This Is Where It Begins

 “Go and make right what is wrong between you and him. Then come back and give your gift.” Matthew 5:24

 

Photo Renae Bowman

Photo Renae Bowman

It’s roughly 590 miles from Bryce Canyon, Utah to San Diego, CA.

Driving time, about 10 hours, give or take.

Words said in that time and distance—none!

Well, maybe one or two about lunch somewhere around Las Vegas, but beyond that—nothing. Literally, not a peep.  There was silence for the entire time!

There was a lot of stubbornness and pride fueled in that car between me and the man sitting next to me.  What started as a vacation ended in disaster. Trust me, you don’t want to know what’s possible to think of for 10 hours in silence, in anger, on a lonely highway.  You just don’t!

Yet, somehow that man back then saw through all my faults and later made me his wife! I know, I know—I ask “why” all the time, too! You’ll have to ask him!

I’d like to tell you that was our one and only argument over the years, but…
A hardheaded woman and a hardheaded man sometimes makes for interesting company.

600 miles folks!  600 without a word.  Yeah, I’d say we’re a bit stubborn sometimes. (not my best quality)

Relationships are a muddled process, aren’t they? Conflict occurs, passions enrage, and ways get set. 99.9% of relationships have to deal with disagreements, don’t you think? The difference is, some of you know how to do it wisely. Others, like us, tend to take up separate corners in the house where we stay licking our wounds and making lists of every bad thing about the other (…if I’m keeping it real).

But you know what changes it e-v-e-r-y single time?

Three very powerful words…

I… Am… Sorry.

They don’t always make everything right, but they make way for the healing.

Whether it’s a marriage, a friendship, or a working environment, if your heart has been broken by sharp words or actions, than you know just how precious those three words sound after the fact. They soften the hardest of hearts. But, when you have to be the one saying them, well, what is honey to the ears at one point can be vinegar to the tongue at another. Yet, they are still important—and they are essential.

So why am I writing about all of this?

Because it is a time for new beginnings.
And new beginnings sometimes mean taking care of the past. Flat out—some of us have another in our life that needs to hear those words. I’m not talking about the art of forgiveness—I’m not going down that path. I certainly know there are bad marriages, tough friendships, and hard family life—that’s a different topic. For now though, I’m talking about that thing that has been nagging at you to resolve. That thing where ownership over an issue, needs to happen. New beginnings can’t begin until past problems are repaired.

Our key verse speaks to this.  “Go and make right what is wrong between you and him. Then come back and give your gift.” Matthew 5:24  It’s about taking care of business now to start anew tomorrow.

If this is speaking to you about another person, I’m so glad. Do it! It’s just one more confirmation you needed to hear to resolve an issue. You know you need to—it’s time.

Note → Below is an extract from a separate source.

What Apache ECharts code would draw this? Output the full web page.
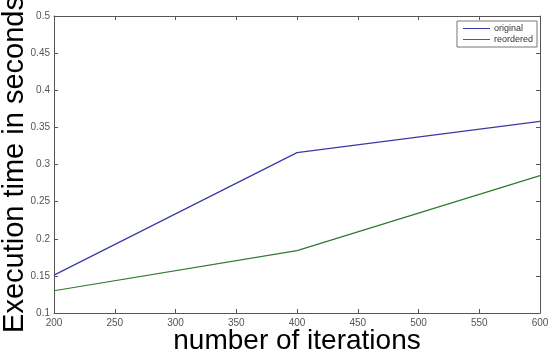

It’s also time for another resolution. God. Jesus. Yep, I know, this one makes you cringe a little. Please don’t stop reading. I know it’s easier to talk about earthly conflicts than heavenly ones, right? I get it; I’ve been there. Avoidance is the key.  But it’s time. It’s been too long. Don’t hold back.

God is so forgiving. He is not lost in his stubbornness giving you the silent treatment. He knows we withdraw to our corners to avoid him for all sorts of reasons. But he hasn’t avoided us. No, he hasn’t walked away. He is still right there waiting for you. He is that entity that stands with open arms, a soft smile, tears flowing, asking, “Why won’t you come to me?” He is waiting for you to let go of the past so he can be your future.   He is waiting to hear from you.

May I suggest in this time of resolutions of better bodies, bigger bank accounts and more organization you go even bigger? Sure those are good to work towards but why settle for only that small stuff which doesn’t last when you can make the greatest resolution ever? Whether you’ve been avoiding for a lifetime or needing some recent repair, do you want something that will last far beyond the middle of February—far beyond the temporary?

If the answer is yes…

Then this is where it begins…

It starts with a prayer.  It starts with an open heart.  It starts with an apology.

Oh Lord, I’m sorry. I’m sorry for leaving you out of my life. I’m sorry for choosing the world over you. I’m sorry for making you a mere speck in my life when in reality you are the everything! Please forgive me, forgive my sins, and forgive my avoidance. I’m told you will forgive me. I’ll trust in you and you alone. Take my hand Lord, lead me, give me life. I. Choose. You.!

(Please, please, please email me if this prayer was your prayer for the New Year. I will personally chat with you if you would let me. Don’t give it a second thought. Please do!)

2 Replies

  1. Lori Perez

    wonderful words. That is an awesome way to start the new year. Thank you for starting the New Year of The Hope Filled Road with such a inspirational devotional.

    1. Thank you Lori! May your New Year be richly blessed.